- Instructions for the task
Leave out the pictures and set down exactly the lines from the start of the listing through the one with "(0,0) rectangle (1195,669);", both included.

- Data section

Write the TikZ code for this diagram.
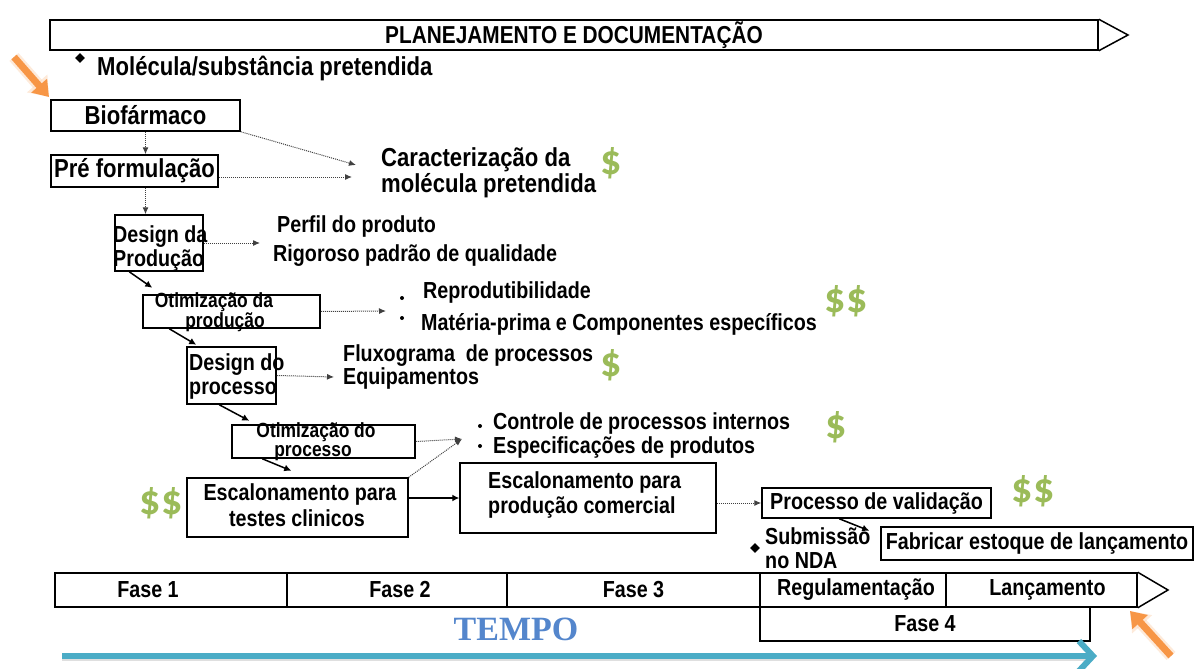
\documentclass[tikz,border=0pt]{standalone}
\usepackage{fontspec}
\setmainfont{Liberation Sans}[FakeStretch=0.85]
\newfontfamily\tempofont{Liberation Serif}
\newfontfamily\dolfont{Carlito}
\usetikzlibrary{arrows.meta,shapes.geometric}
\definecolor{dgreen}{RGB}{155,187,89}
\definecolor{orng}{RGB}{247,150,70}
\definecolor{tealb}{RGB}{75,172,198}
\definecolor{tempoblue}{RGB}{84,134,204}
\newcommand\fbig{\fontsize{26}{27}\selectfont\bfseries}
\newcommand\fmid{\fontsize{23.2}{24}\selectfont\bfseries}
\newcommand\fsma{\fontsize{20.5}{18}\selectfont\bfseries}
\begin{document}
\begin{tikzpicture}[x=1pt,y=-1pt,
  box/.style={draw=black, line width=1.5pt, inner sep=0pt, align=center},
  txt/.style={inner sep=0pt, anchor=base west, font=\fmid},
  ctxt/.style={inner sep=0pt, anchor=base, font=\fmid},
  dotarr/.style={draw=black!75, line width=1pt, densely dotted, -{Latex[length=7pt,width=6pt]}},
  solarr/.style={draw=black, line width=1.5pt, -{Latex[length=7pt,width=7pt]}},
  dol/.style={text=dgreen, inner sep=0pt, font=\dolfont\fontsize{42}{42}\selectfont\bfseries},
  bul/.style={circle, fill=black, inner sep=0pt, minimum size=4pt},
  dia/.style={diamond, fill=black, inner sep=0pt, minimum size=10pt},
  orarrow/.style={orng, line width=7pt, -{Triangle[length=15pt,width=20pt]}},
  glow/.style={orng!40, line width=12pt, opacity=0.5, -{Triangle[length=18pt,width=26pt]}}
]
\useasboundingbox (0,0) rectangle (1195,669);

% top banner
\node[box, minimum width=1048pt, minimum height=30pt, font=\fontsize{24.5}{25}\selectfont\bfseries] (plan) at (574,35) {PLANEJAMENTO E DOCUMENTAÇÃO};
\coordinate (plantip) at (1128,35);
\draw[line width=1.5pt, line join=miter] (plan.north east) -- (plantip) -- (plan.south east);

\node[dia] (d1) at (80,58) {};
\node[txt, font=\fbig] (mol) at (97,76) {Molécula/substância pretendida};

% orange arrows
\coordinate (oa1s) at (14,57);
\coordinate (oa1e) at (49,97);
\draw[glow] (oa1s) -- (oa1e);
\draw[orarrow] (oa1s) -- (oa1e);

% left chain
\node[box, minimum width=189pt, minimum height=31pt, font=\fbig] (bio) at (145.5,115.5) {Biofármaco};
\node[box, minimum width=167pt, minimum height=32pt, font=\fbig] (pre) at (134.5,171) {Pré formulação};
\node[box, minimum width=88pt, minimum height=56pt] (desp) at (159,243) {};
\node[txt] (despt1) at (113,242) {Design da};
\node[txt] (despt2) at (113,266) {Produção};
\node[box, minimum width=177pt, minimum height=33pt] (otp) at (231.5,311.5) {};
\node[ctxt, font=\fsma] (otpt1) at (214,307) {Otimização da};
\node[ctxt, font=\fsma] (otpt2) at (225,327) {produção};
\node[box, minimum width=89pt, minimum height=57pt] (dpr) at (231.5,375.5) {};
\node[txt] (dprt1) at (189,370) {Design do};
\node[txt] (dprt2) at (189,394) {processo};
\node[box, minimum width=183pt, minimum height=33pt] (otc) at (323.5,441.5) {};
\node[ctxt, font=\fsma] (otct1) at (316,437) {Otimização do};
\node[ctxt, font=\fsma] (otct2) at (313,456) {processo};
\node[box, minimum width=221pt, minimum height=59pt] (esc) at (297.5,507.5) {};
\node[ctxt] (esct1) at (300,500) {Escalonamento para};
\node[ctxt] (esct2) at (297,526) {testes clinicos};
\node[box, minimum width=256pt, minimum height=70pt] (escc) at (588,498) {};
\node[txt] (escct1) at (488,488) {Escalonamento para};
\node[txt] (escct2) at (488,513) {produção comercial};
\node[box, minimum width=229pt, minimum height=30pt, font=\fmid] (val) at (876.5,503) {Processo de validação};
\node[box, minimum width=312pt, minimum height=33pt, font=\fmid] (fab) at (1037,543.5) {Fabricar estoque de lançamento};

% right texts
\node[txt, font=\fbig] (car1) at (381,166) {Caracterização da};
\node[txt, font=\fbig] (car2) at (381,192) {molécula pretendida};
\node[txt] (perf) at (277,232) {Perfil do produto};
\node[txt] (rig) at (273,261) {Rigoroso padrão de qualidade};
\node[bul] (b1) at (402,298) {};
\node[bul] (b2) at (402,318) {};
\node[txt] (rep) at (423,298) {Reprodutibilidade};
\node[txt] (mat) at (421,330) {Matéria-prima e Componentes específicos};
\node[txt] (flu) at (343,361) {Fluxograma\ \ de processos};
\node[txt] (equ) at (343,384) {Equipamentos};
\node[bul] (b3) at (480,426) {};
\node[bul] (b4) at (480,446) {};
\node[txt] (con) at (493,429) {Controle de processos internos};
\node[txt] (esp) at (493,453) {Especificações de produtos};
\node[dia] (d2) at (755,548) {};
\node[txt] (sub1) at (765,544) {Submissão};
\node[txt] (sub2) at (765,568) {no NDA};

% dollars
\node[dol] (s1) at (611,163) {\$};
\node[dol] (s2) at (846,301) {\$\$};
\node[dol] (s3) at (611,365) {\$};
\node[dol] (s4) at (836,427) {\$};
\node[dol] (s5) at (161,503) {\$\$};
\node[dol] (s6) at (1033,491) {\$\$};

% connectors
\coordinate (ctip1) at (356,165);
\coordinate (ctip2) at (352,177);
\coordinate (ptip) at (260,243);
\coordinate (rtip) at (386,311);
\coordinate (ftip) at (334,377);
\coordinate (etip) at (462,439);
\draw[dotarr] (bio.south) -- (bio.south |- pre.north);
\draw[dotarr] (bio.south east) -- (ctip1);
\draw[dotarr] (pre.east |- ctip2) -- (ctip2);
\draw[dotarr] (pre.south -| bio.south) -- (desp.north -| bio.south);
\draw[dotarr] (desp.east) -- (ptip);
\draw[dotarr] (otp.east) -- (rtip);
\draw[dotarr] (dpr.east) -- (ftip);
\draw[dotarr] (otc.east) -- (etip);
\draw[dotarr] (esc.north east) -- (etip);
\draw[dotarr] (escc.east |- val.west) -- (val.west);
\draw[solarr] (esc.east |- escc.center) -- (escc.west);
\draw[solarr] ([xshift=15pt]desp.south west) -- ++(23,16);
\draw[solarr] ([xshift=27pt]otp.south west) -- ++(27,16);
\draw[solarr] ([xshift=33pt]dpr.south west) -- ++(30,16);
\draw[solarr] ([xshift=31pt]otc.south west) -- ++(29,12);
\draw[solarr] ([xshift=78pt]val.south west) -- ++(30,12);

% timeline
\node[box, minimum width=232pt, minimum height=34pt, font=\fmid] (f1) at (171,590) {\hspace*{-46pt}Fase 1};
\node[box, minimum width=220pt, minimum height=34pt, font=\fmid] (f2) at (397,590) {\hspace*{6pt}Fase 2};
\node[box, minimum width=253pt, minimum height=34pt, font=\fmid] (f3) at (633.5,590) {Fase 3};
\node[box, minimum width=186pt, minimum height=34pt, font=\fmid] (reg) at (853,590) {\hspace*{6pt}Regulamentação};
\node[box, minimum width=191pt, minimum height=34pt, font=\fmid] (lan) at (1041.5,590) {\hspace*{12pt}Lançamento};
\coordinate (ltip) at (1168,590);
\draw[line width=1.5pt, line join=miter] (lan.north east) -- (ltip) -- (lan.south east);
\node[box, minimum width=330pt, minimum height=34pt, font=\fmid] (f4) at (925,624) {Fase 4};

% tempo
\node[inner sep=0pt, text=tempoblue, font=\tempofont\fontsize{34}{34}\selectfont\bfseries] (tempo) at (516,629) {TEMPO};
\coordinate (ts) at (62,656);
\coordinate (te) at (1097,656);
\draw[black!25, line width=6pt, opacity=0.5] ([yshift=-2pt]ts) -- ([yshift=-2pt,xshift=-10pt]te);
\draw[tealb, line width=6pt, -{Straight Barb[length=14pt,width=30pt]}] (ts) -- (te);

\coordinate (oa2s) at (1171,656);
\coordinate (oa2e) at (1130,611);
\draw[glow] (oa2s) -- (oa2e);
\draw[orarrow] (oa2s) -- (oa2e);
\end{tikzpicture}
\end{document}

- Response to this exercise
Write the TikZ code for this diagram.
\documentclass[tikz,border=0pt]{standalone}
\usepackage{fontspec}
\setmainfont{Liberation Sans}[FakeStretch=0.85]
\newfontfamily\tempofont{Liberation Serif}
\newfontfamily\dolfont{Carlito}
\usetikzlibrary{arrows.meta,shapes.geometric}
\definecolor{dgreen}{RGB}{155,187,89}
\definecolor{orng}{RGB}{247,150,70}
\definecolor{tealb}{RGB}{75,172,198}
\definecolor{tempoblue}{RGB}{84,134,204}
\newcommand\fbig{\fontsize{26}{27}\selectfont\bfseries}
\newcommand\fmid{\fontsize{23.2}{24}\selectfont\bfseries}
\newcommand\fsma{\fontsize{20.5}{18}\selectfont\bfseries}
\begin{document}
\begin{tikzpicture}[x=1pt,y=-1pt,
  box/.style={draw=black, line width=1.5pt, inner sep=0pt, align=center},
  txt/.style={inner sep=0pt, anchor=base west, font=\fmid},
  ctxt/.style={inner sep=0pt, anchor=base, font=\fmid},
  dotarr/.style={draw=black!75, line width=1pt, densely dotted, -{Latex[length=7pt,width=6pt]}},
  solarr/.style={draw=black, line width=1.5pt, -{Latex[length=7pt,width=7pt]}},
  dol/.style={text=dgreen, inner sep=0pt, font=\dolfont\fontsize{42}{42}\selectfont\bfseries},
  bul/.style={circle, fill=black, inner sep=0pt, minimum size=4pt},
  dia/.style={diamond, fill=black, inner sep=0pt, minimum size=10pt},
  orarrow/.style={orng, line width=7pt, -{Triangle[length=15pt,width=20pt]}},
  glow/.style={orng!40, line width=12pt, opacity=0.5, -{Triangle[length=18pt,width=26pt]}}
]
\useasboundingbox (0,0) rectangle (1195,669);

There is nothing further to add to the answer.